(HarperCollins 2002, originally published 1986)
The History of Middle-Earth – Vol. 4 (edited by Christopher Tolkien)
The only works of Tolkien’s legendarium to have been published in a completed form during his lifetime were The Hobbit and The Lord of the Rings. After his death, his youngest son Christopher edited The Silmarillion into a finished form for publication, though he later admitted that Tolkien’s writings weren’t always consistent and that the editing process sometimes produced events which weren’t correct. Christopher Tolkien then produced a set of books from the mass of unpublished material which summarised and commented upon the development of Tolkien’s Middle Earth and the stories which eventually became The Silmarillion and the Lord of the Rings.
This book is the fourth in that series, following the two Books of Lost Tales, and The Lays of Beleriand (the earliest prose poems of the stories of Beren and Lúthien and of the children of Húrin respectively). In it, the earliest versions of the Quenta Silmarillion are shown and commented upon, together with the earliest maps of Beleriand (amusingly, drawn on exam paper of the University of Leeds, where Tolkien taught), and various other writings in which Tolkien developed his concept of Middle-Earth and its history.
The book interestingly feels like non-fiction, since most of it consists of rather scholarly commentary on Tolkien’s work; for example, Christopher Tolkien doesn’t speculate as to his father’s intentions where these were unclear. It’s hard to imagine other such works of literary detective work having a market, enough for any publisher to consider them worthwhile publishing, but Tolkien’s work is endlessly fascinating. The depth in which his imagination constructed these histories is quite astonishing, and explains, I think, the reason why his books are so popular today – it’s the sense that this was a real world he was writing about, with its own customs and cultures.
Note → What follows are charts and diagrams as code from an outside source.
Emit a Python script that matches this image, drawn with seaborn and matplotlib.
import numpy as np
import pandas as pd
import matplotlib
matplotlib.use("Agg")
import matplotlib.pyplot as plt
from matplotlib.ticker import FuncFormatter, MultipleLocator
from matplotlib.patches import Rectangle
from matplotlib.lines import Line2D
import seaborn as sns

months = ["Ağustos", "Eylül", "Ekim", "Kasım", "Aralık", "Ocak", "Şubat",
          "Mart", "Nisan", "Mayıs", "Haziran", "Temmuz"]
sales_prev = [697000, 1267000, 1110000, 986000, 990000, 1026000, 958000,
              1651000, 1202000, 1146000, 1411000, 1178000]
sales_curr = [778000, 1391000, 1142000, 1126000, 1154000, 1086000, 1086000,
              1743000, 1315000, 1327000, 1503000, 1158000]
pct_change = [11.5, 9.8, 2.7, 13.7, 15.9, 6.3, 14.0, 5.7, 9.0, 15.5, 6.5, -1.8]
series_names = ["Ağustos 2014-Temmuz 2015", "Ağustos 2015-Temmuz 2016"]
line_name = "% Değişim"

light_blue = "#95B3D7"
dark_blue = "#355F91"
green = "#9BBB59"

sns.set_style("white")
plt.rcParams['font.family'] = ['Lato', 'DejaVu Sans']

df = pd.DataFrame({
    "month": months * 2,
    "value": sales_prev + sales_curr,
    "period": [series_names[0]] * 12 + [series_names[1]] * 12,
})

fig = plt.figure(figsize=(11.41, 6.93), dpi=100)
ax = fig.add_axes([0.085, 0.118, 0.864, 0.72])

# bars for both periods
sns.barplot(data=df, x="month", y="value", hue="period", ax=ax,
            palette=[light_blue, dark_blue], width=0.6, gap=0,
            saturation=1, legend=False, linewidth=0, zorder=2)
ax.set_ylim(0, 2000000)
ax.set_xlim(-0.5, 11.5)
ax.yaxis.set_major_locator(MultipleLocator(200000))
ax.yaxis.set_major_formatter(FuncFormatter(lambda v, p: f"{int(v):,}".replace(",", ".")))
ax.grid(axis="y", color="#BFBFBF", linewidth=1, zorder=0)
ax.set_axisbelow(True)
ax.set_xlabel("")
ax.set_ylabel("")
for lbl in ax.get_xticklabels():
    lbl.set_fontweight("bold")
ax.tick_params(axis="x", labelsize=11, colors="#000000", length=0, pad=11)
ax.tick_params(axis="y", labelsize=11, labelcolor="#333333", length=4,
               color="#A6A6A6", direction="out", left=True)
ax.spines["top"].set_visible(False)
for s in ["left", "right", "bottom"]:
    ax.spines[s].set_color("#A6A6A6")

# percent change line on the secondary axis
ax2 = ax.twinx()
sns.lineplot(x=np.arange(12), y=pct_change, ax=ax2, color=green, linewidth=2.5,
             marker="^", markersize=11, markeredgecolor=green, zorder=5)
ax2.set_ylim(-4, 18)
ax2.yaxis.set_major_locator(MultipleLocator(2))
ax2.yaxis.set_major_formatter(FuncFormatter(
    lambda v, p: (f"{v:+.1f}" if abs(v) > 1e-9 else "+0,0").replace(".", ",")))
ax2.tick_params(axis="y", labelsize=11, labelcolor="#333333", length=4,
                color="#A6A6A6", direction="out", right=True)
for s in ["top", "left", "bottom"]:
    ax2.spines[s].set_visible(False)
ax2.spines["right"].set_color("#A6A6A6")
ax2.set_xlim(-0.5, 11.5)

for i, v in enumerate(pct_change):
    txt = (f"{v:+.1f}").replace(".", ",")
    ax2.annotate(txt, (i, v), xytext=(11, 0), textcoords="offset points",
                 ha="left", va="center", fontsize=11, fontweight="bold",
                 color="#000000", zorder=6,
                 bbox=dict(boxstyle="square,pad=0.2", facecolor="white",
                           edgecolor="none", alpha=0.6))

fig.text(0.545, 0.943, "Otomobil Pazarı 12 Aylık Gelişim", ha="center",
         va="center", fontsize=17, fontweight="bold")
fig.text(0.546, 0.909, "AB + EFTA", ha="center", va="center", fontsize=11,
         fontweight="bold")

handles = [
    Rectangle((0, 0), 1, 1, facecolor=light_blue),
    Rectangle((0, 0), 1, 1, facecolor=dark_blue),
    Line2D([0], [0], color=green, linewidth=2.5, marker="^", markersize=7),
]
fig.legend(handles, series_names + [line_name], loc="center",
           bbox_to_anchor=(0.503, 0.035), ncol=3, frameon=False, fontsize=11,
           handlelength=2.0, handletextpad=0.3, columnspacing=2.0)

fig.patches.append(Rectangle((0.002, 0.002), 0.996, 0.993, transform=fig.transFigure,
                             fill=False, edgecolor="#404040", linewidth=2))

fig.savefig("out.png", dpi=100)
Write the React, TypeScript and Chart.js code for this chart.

This book also shows how Tolkien’s ideas changed, and how characters invented for one episode gained motivations and appeared earlier in the narrative: Gwindor, for example, appears first as ‘Flinding’, having escaped from Angband in time to help Beleg rescue Túrin from orcs. Only later did Tolkien deepen his connection with the story by having Gwindor precipitate the Nirnaeth Arnoediad by seeing his brother, captured earlier, brutally hacked to death in front of the Elvish armies, and himself later be captured and enslaved.
Also interesting is to see how Tolkien’s conception of the role of Fëanor’s sons changed over time, and their behaviour towards other characters who had hold of the Silmarils. Other characters, such as Elros and Galadriel (the latter of whom is so important to The Lord of the Rings) did not appear in the narrative until much later in the process of creation.
One, amusing, conceit was that an Anglo-Saxon, Ælfwine, had managed to travel to Tol Eressëa and had translated a number of Elvish texts into Old English: some of these are presented in the book (though if you can’t read Old English, don’t worry – modern English versions are also presented).
I found this book very interesting, both as giving more light on the world of Tolkien’s Middle-Earth as well as his conceptions of the place and its history, and how these changed and developed over time. I wouldn’t, however, recommend you read it unless you’ve read The Silmarillion: it would probably help to have read the Lays and the Books of Lost Tales, if only to have a clearer conception of some of the very earliest versions of the story which Tolkien wrote, and to which Christopher Tolkien refers in his commentary.